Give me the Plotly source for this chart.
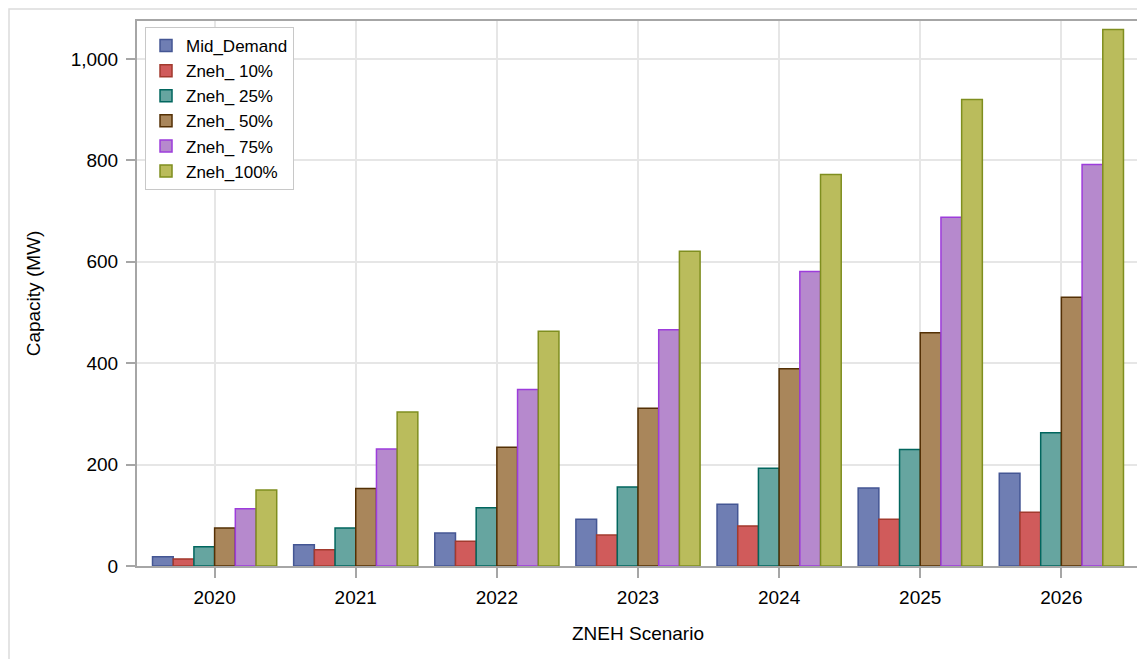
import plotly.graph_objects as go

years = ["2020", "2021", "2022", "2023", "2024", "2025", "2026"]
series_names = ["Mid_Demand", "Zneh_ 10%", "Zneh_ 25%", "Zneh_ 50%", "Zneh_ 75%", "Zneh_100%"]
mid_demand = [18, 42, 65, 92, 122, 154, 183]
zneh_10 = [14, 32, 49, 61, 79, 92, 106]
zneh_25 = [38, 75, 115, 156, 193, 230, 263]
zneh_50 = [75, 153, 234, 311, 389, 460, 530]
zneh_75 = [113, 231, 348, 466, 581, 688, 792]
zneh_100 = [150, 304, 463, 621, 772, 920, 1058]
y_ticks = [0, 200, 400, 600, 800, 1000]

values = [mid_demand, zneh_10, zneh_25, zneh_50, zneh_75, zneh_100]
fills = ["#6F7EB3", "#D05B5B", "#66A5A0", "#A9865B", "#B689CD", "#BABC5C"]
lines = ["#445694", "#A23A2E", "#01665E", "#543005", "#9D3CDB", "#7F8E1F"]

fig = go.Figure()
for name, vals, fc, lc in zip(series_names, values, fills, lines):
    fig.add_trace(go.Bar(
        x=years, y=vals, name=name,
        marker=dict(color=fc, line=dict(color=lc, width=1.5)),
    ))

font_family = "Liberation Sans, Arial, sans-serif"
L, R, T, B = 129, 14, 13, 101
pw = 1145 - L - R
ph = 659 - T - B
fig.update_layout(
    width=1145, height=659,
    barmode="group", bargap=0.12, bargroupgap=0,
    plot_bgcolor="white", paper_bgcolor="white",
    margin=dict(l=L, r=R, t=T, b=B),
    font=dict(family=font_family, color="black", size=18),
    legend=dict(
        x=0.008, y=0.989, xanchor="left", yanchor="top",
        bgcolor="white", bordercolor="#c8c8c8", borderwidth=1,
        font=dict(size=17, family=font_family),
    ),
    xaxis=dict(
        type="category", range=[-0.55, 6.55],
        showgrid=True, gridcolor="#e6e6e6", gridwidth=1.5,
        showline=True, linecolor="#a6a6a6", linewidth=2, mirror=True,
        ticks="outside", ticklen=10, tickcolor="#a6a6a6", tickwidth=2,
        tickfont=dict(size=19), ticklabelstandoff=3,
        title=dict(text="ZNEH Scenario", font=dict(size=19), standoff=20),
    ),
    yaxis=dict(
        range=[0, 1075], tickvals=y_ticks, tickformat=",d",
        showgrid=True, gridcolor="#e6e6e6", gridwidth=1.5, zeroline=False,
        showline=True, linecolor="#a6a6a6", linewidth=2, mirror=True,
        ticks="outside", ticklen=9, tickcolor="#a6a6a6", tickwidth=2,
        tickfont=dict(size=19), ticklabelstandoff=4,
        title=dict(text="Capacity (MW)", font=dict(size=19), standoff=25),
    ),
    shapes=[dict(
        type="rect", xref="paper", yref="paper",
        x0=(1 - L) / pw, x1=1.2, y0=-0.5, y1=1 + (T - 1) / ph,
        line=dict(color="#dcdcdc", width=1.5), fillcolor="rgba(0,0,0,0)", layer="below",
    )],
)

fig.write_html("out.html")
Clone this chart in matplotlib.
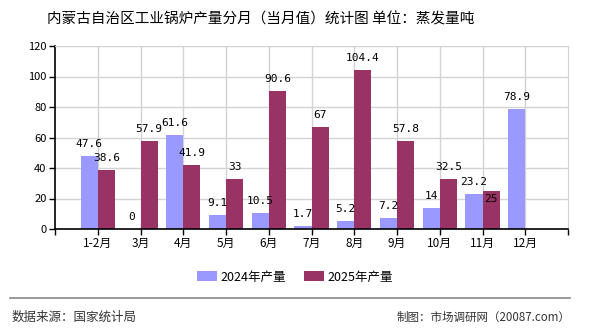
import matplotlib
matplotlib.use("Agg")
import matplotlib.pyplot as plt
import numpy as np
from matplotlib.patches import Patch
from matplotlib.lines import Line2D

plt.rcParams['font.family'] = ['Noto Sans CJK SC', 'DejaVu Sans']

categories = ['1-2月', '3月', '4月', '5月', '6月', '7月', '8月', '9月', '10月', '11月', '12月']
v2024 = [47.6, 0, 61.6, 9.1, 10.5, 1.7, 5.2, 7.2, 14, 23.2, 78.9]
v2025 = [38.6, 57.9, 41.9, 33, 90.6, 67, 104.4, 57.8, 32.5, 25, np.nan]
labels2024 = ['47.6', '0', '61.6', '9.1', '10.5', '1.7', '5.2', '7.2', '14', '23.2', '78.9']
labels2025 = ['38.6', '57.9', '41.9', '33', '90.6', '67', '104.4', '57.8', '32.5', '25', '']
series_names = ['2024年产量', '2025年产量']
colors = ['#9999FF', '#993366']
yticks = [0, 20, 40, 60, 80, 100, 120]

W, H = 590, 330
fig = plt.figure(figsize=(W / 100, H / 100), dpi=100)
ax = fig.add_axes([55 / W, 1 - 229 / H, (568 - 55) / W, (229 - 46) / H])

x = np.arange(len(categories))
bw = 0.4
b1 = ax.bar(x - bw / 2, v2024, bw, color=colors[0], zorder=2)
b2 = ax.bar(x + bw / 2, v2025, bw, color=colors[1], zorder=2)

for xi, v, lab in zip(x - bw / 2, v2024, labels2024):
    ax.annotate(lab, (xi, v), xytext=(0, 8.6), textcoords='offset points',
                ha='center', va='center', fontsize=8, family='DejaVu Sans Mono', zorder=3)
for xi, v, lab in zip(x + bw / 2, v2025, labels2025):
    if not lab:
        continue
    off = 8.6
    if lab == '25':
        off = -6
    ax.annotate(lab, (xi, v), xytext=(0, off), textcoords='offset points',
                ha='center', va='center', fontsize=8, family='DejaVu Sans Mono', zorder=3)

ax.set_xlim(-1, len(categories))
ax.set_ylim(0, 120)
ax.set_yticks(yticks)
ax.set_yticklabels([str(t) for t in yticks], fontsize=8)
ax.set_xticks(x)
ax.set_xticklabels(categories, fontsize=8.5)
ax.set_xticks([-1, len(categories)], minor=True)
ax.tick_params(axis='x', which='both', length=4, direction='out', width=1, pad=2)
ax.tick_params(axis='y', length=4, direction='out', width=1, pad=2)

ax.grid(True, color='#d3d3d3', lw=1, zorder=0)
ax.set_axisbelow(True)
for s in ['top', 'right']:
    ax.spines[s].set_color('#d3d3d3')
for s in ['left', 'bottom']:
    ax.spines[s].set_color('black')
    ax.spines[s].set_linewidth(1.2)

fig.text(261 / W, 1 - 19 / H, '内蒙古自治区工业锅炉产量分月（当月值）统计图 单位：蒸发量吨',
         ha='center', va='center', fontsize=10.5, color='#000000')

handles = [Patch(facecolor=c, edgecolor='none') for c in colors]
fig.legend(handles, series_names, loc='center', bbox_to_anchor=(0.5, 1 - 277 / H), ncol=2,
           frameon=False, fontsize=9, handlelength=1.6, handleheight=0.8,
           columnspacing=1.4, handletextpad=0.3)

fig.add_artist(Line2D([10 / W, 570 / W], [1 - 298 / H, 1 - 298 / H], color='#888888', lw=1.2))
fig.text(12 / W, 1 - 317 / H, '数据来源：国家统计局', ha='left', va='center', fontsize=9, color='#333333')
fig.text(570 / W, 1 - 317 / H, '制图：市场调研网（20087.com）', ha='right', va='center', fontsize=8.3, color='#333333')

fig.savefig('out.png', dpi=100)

**WHAT THIS TASK INVOLVES**
Go back to the entries above and restate word for word every line from the first through the one that contains "y_ticks = [0, 200, 400, 600, 800, 1000]", leaving the pictures behind.

**RESPONSE**
Give me the Plotly source for this chart.
import plotly.graph_objects as go

years = ["2020", "2021", "2022", "2023", "2024", "2025", "2026"]
series_names = ["Mid_Demand", "Zneh_ 10%", "Zneh_ 25%", "Zneh_ 50%", "Zneh_ 75%", "Zneh_100%"]
mid_demand = [18, 42, 65, 92, 122, 154, 183]
zneh_10 = [14, 32, 49, 61, 79, 92, 106]
zneh_25 = [38, 75, 115, 156, 193, 230, 263]
zneh_50 = [75, 153, 234, 311, 389, 460, 530]
zneh_75 = [113, 231, 348, 466, 581, 688, 792]
zneh_100 = [150, 304, 463, 621, 772, 920, 1058]
y_ticks = [0, 200, 400, 600, 800, 1000]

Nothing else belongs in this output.